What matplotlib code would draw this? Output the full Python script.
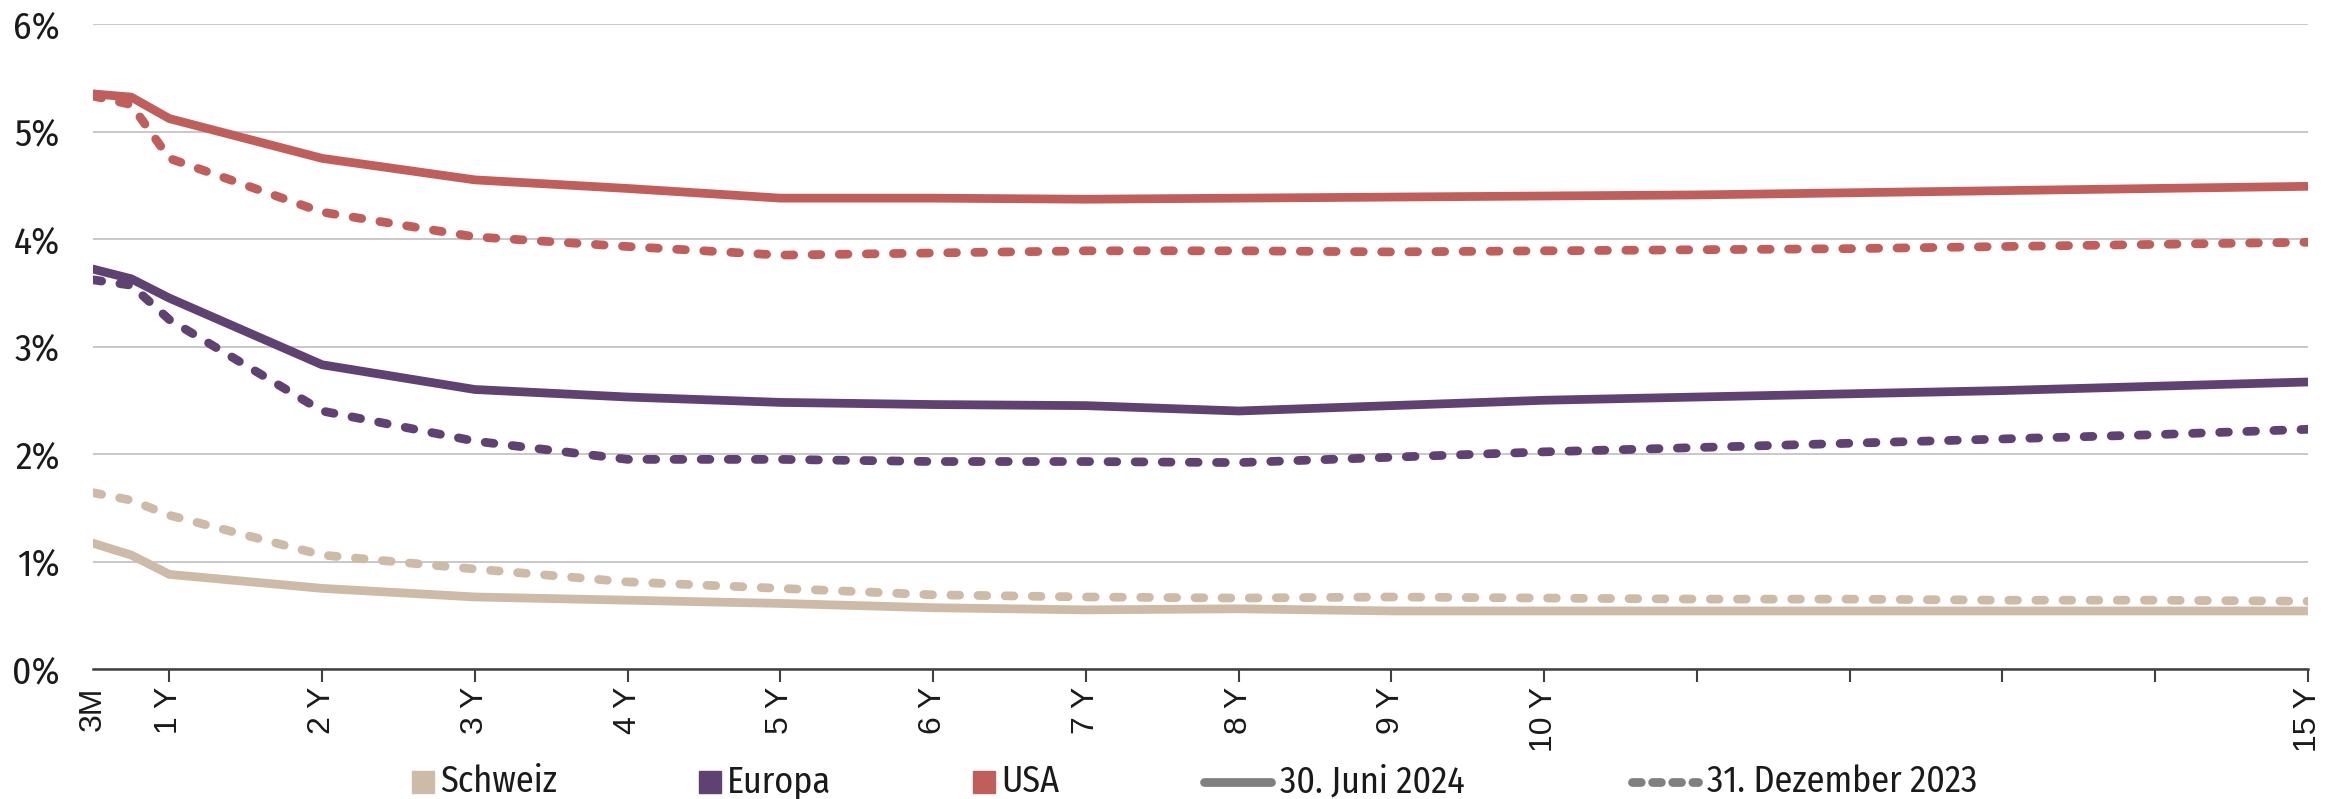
import matplotlib
matplotlib.use("Agg")
import matplotlib.pyplot as plt
from matplotlib.lines import Line2D
from matplotlib.patches import Rectangle

# Tenors: 3M, 6M, then yearly 1Y..15Y (position on the maturity axis)
tenor_pos = [0.5, 0.75, 1, 2, 3, 4, 5, 6, 7, 8, 9, 10, 11, 12, 13, 14, 15]

tick_pos = [0.5, 1, 2, 3, 4, 5, 6, 7, 8, 9, 10, 11, 12, 13, 14, 15]
tick_labels = ["3M", "1 Y", "2 Y", "3 Y", "4 Y", "5 Y", "6 Y", "7 Y", "8 Y",
               "9 Y", "10 Y", "", "", "", "", "15 Y"]

# Yields in %, 30. Juni 2024
usa_jun24 = [5.35, 5.32, 5.12, 4.75, 4.55, 4.47, 4.38, 4.38, 4.37, 4.38,
             4.39, 4.40, 4.41, 4.43, 4.45, 4.47, 4.49]
eur_jun24 = [3.72, 3.63, 3.45, 2.83, 2.60, 2.53, 2.48, 2.46, 2.45, 2.40,
             2.45, 2.50, 2.53, 2.56, 2.59, 2.63, 2.67]
ch_jun24 = [1.17, 1.06, 0.88, 0.75, 0.67, 0.64, 0.61, 0.57, 0.55, 0.56,
            0.54, 0.54, 0.54, 0.54, 0.54, 0.54, 0.54]

# Yields in %, 31. Dezember 2023
usa_dec23 = [5.33, 5.25, 4.75, 4.25, 4.02, 3.93, 3.85, 3.87, 3.89, 3.89,
             3.88, 3.89, 3.90, 3.91, 3.93, 3.95, 3.97]
eur_dec23 = [3.62, 3.57, 3.25, 2.40, 2.12, 1.95, 1.95, 1.93, 1.93, 1.92,
             1.97, 2.02, 2.06, 2.10, 2.14, 2.18, 2.23]
ch_dec23 = [1.64, 1.57, 1.43, 1.06, 0.93, 0.81, 0.75, 0.69, 0.67, 0.66,
            0.67, 0.66, 0.65, 0.65, 0.64, 0.64, 0.63]

y_ticks = [0, 1, 2, 3, 4, 5, 6]

C_CH = "#CDBBA8"
C_EU = "#5F4272"
C_US = "#C05E5C"
C_LEG = "#808080"

narrow = ["Fira Sans Condensed", "Roboto Condensed", "Sofia Sans Condensed",
          "TeX Gyre Heros Cn", "Liberation Sans", "DejaVu Sans"]
regular = ["Liberation Sans", "DejaVu Sans"]

fig = plt.figure(figsize=(23.48, 7.99), dpi=100)
ax = fig.add_axes([93 / 2348, 1 - 669 / 799, (2308 - 93) / 2348, (669 - 24) / 799])

LW = 6.3
DASH = (1.0, 2.1)

series = [
    (ch_dec23, C_CH, True), (ch_jun24, C_CH, False),
    (eur_dec23, C_EU, True), (eur_jun24, C_EU, False),
    (usa_dec23, C_US, True), (usa_jun24, C_US, False),
]
for vals, col, dashed in series:
    if dashed:
        ax.plot(tenor_pos, vals, color=col, lw=LW, dashes=DASH,
                dash_capstyle="round", zorder=3)
    else:
        ax.plot(tenor_pos, vals, color=col, lw=LW,
                solid_capstyle="round", solid_joinstyle="round", zorder=3)

ax.set_xticks(tick_pos)
ax.set_xlim(0.5, 15)
ax.set_ylim(0, 6)

ax.set_yticks(y_ticks)
ax.set_yticklabels([f"{v}%" for v in y_ticks], fontsize=27, family=narrow,
                   color="#1a1a1a")
ax.tick_params(axis="y", length=0, pad=24)
ax.grid(axis="y", color="#C8C8C8", lw=1.4, zorder=0)

ax.set_xticklabels(tick_labels, rotation=90, fontsize=23,
                   family=regular, color="#1a1a1a", va="top")
ax.tick_params(axis="x", direction="out", length=9, width=1.5,
               color="#404040", pad=4)
ax.xaxis.get_major_ticks()[0].tick1line.set_visible(False)

for s in ("left", "right", "top"):
    ax.spines[s].set_visible(False)
ax.spines["bottom"].set_color("#404040")
ax.spines["bottom"].set_linewidth(1.8)
ax.spines["bottom"].set_zorder(4)

# Legend row along the bottom
W, H = 2348.0, 799.0
yc = 782
fs_leg = 26

def leg_text(x, label):
    fig.text(x / W, 1 - yc / H, label, fontsize=fs_leg, family=narrow,
             color="#1a1a1a", va="center", ha="left")

for x0, col, label in [(412, C_CH, "Schweiz"), (699, C_EU, "Europa"),
                       (973, C_US, "USA")]:
    fig.patches.append(Rectangle((x0 / W, 1 - (yc + 11) / H), 22 / W, 22 / H,
                                 transform=fig.transFigure, color=col))
    leg_text(x0 + 28, label)

fig.lines.append(Line2D([1204 / W, 1271 / W], [1 - yc / H, 1 - yc / H],
                        transform=fig.transFigure, color=C_LEG, lw=LW,
                        solid_capstyle="round"))
leg_text(1280, "30. Juni 2024")
fig.lines.append(Line2D([1632 / W, 1698 / W], [1 - yc / H, 1 - yc / H],
                        transform=fig.transFigure, color=C_LEG, lw=LW,
                        dashes=(1.0, 1.3), dash_capstyle="round"))
leg_text(1707, "31. Dezember 2023")

fig.savefig("out.png", dpi=100, facecolor="white")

• • • • • • •

→ **DESCRIPTION OF THE TASK**
Output the lines above in full and exactly as given, omitting any pictures.

→ **FINAL RESULT**
What matplotlib code would draw this? Output the full Python script.
import matplotlib
matplotlib.use("Agg")
import matplotlib.pyplot as plt
from matplotlib.lines import Line2D
from matplotlib.patches import Rectangle

# Tenors: 3M, 6M, then yearly 1Y..15Y (position on the maturity axis)
tenor_pos = [0.5, 0.75, 1, 2, 3, 4, 5, 6, 7, 8, 9, 10, 11, 12, 13, 14, 15]

tick_pos = [0.5, 1, 2, 3, 4, 5, 6, 7, 8, 9, 10, 11, 12, 13, 14, 15]
tick_labels = ["3M", "1 Y", "2 Y", "3 Y", "4 Y", "5 Y", "6 Y", "7 Y", "8 Y",
               "9 Y", "10 Y", "", "", "", "", "15 Y"]

# Yields in %, 30. Juni 2024
usa_jun24 = [5.35, 5.32, 5.12, 4.75, 4.55, 4.47, 4.38, 4.38, 4.37, 4.38,
             4.39, 4.40, 4.41, 4.43, 4.45, 4.47, 4.49]
eur_jun24 = [3.72, 3.63, 3.45, 2.83, 2.60, 2.53, 2.48, 2.46, 2.45, 2.40,
             2.45, 2.50, 2.53, 2.56, 2.59, 2.63, 2.67]
ch_jun24 = [1.17, 1.06, 0.88, 0.75, 0.67, 0.64, 0.61, 0.57, 0.55, 0.56,
            0.54, 0.54, 0.54, 0.54, 0.54, 0.54, 0.54]

# Yields in %, 31. Dezember 2023
usa_dec23 = [5.33, 5.25, 4.75, 4.25, 4.02, 3.93, 3.85, 3.87, 3.89, 3.89,
             3.88, 3.89, 3.90, 3.91, 3.93, 3.95, 3.97]
eur_dec23 = [3.62, 3.57, 3.25, 2.40, 2.12, 1.95, 1.95, 1.93, 1.93, 1.92,
             1.97, 2.02, 2.06, 2.10, 2.14, 2.18, 2.23]
ch_dec23 = [1.64, 1.57, 1.43, 1.06, 0.93, 0.81, 0.75, 0.69, 0.67, 0.66,
            0.67, 0.66, 0.65, 0.65, 0.64, 0.64, 0.63]

y_ticks = [0, 1, 2, 3, 4, 5, 6]

C_CH = "#CDBBA8"
C_EU = "#5F4272"
C_US = "#C05E5C"
C_LEG = "#808080"

narrow = ["Fira Sans Condensed", "Roboto Condensed", "Sofia Sans Condensed",
          "TeX Gyre Heros Cn", "Liberation Sans", "DejaVu Sans"]
regular = ["Liberation Sans", "DejaVu Sans"]

fig = plt.figure(figsize=(23.48, 7.99), dpi=100)
ax = fig.add_axes([93 / 2348, 1 - 669 / 799, (2308 - 93) / 2348, (669 - 24) / 799])

LW = 6.3
DASH = (1.0, 2.1)

series = [
    (ch_dec23, C_CH, True), (ch_jun24, C_CH, False),
    (eur_dec23, C_EU, True), (eur_jun24, C_EU, False),
    (usa_dec23, C_US, True), (usa_jun24, C_US, False),
]
for vals, col, dashed in series:
    if dashed:
        ax.plot(tenor_pos, vals, color=col, lw=LW, dashes=DASH,
                dash_capstyle="round", zorder=3)
    else:
        ax.plot(tenor_pos, vals, color=col, lw=LW,
                solid_capstyle="round", solid_joinstyle="round", zorder=3)

ax.set_xticks(tick_pos)
ax.set_xlim(0.5, 15)
ax.set_ylim(0, 6)

ax.set_yticks(y_ticks)
ax.set_yticklabels([f"{v}%" for v in y_ticks], fontsize=27, family=narrow,
                   color="#1a1a1a")
ax.tick_params(axis="y", length=0, pad=24)
ax.grid(axis="y", color="#C8C8C8", lw=1.4, zorder=0)

ax.set_xticklabels(tick_labels, rotation=90, fontsize=23,
                   family=regular, color="#1a1a1a", va="top")
ax.tick_params(axis="x", direction="out", length=9, width=1.5,
               color="#404040", pad=4)
ax.xaxis.get_major_ticks()[0].tick1line.set_visible(False)

for s in ("left", "right", "top"):
    ax.spines[s].set_visible(False)
ax.spines["bottom"].set_color("#404040")
ax.spines["bottom"].set_linewidth(1.8)
ax.spines["bottom"].set_zorder(4)

# Legend row along the bottom
W, H = 2348.0, 799.0
yc = 782
fs_leg = 26

def leg_text(x, label):
    fig.text(x / W, 1 - yc / H, label, fontsize=fs_leg, family=narrow,
             color="#1a1a1a", va="center", ha="left")

for x0, col, label in [(412, C_CH, "Schweiz"), (699, C_EU, "Europa"),
                       (973, C_US, "USA")]:
    fig.patches.append(Rectangle((x0 / W, 1 - (yc + 11) / H), 22 / W, 22 / H,
                                 transform=fig.transFigure, color=col))
    leg_text(x0 + 28, label)

fig.lines.append(Line2D([1204 / W, 1271 / W], [1 - yc / H, 1 - yc / H],
                        transform=fig.transFigure, color=C_LEG, lw=LW,
                        solid_capstyle="round"))
leg_text(1280, "30. Juni 2024")
fig.lines.append(Line2D([1632 / W, 1698 / W], [1 - yc / H, 1 - yc / H],
                        transform=fig.transFigure, color=C_LEG, lw=LW,
                        dashes=(1.0, 1.3), dash_capstyle="round"))
leg_text(1707, "31. Dezember 2023")

fig.savefig("out.png", dpi=100, facecolor="white")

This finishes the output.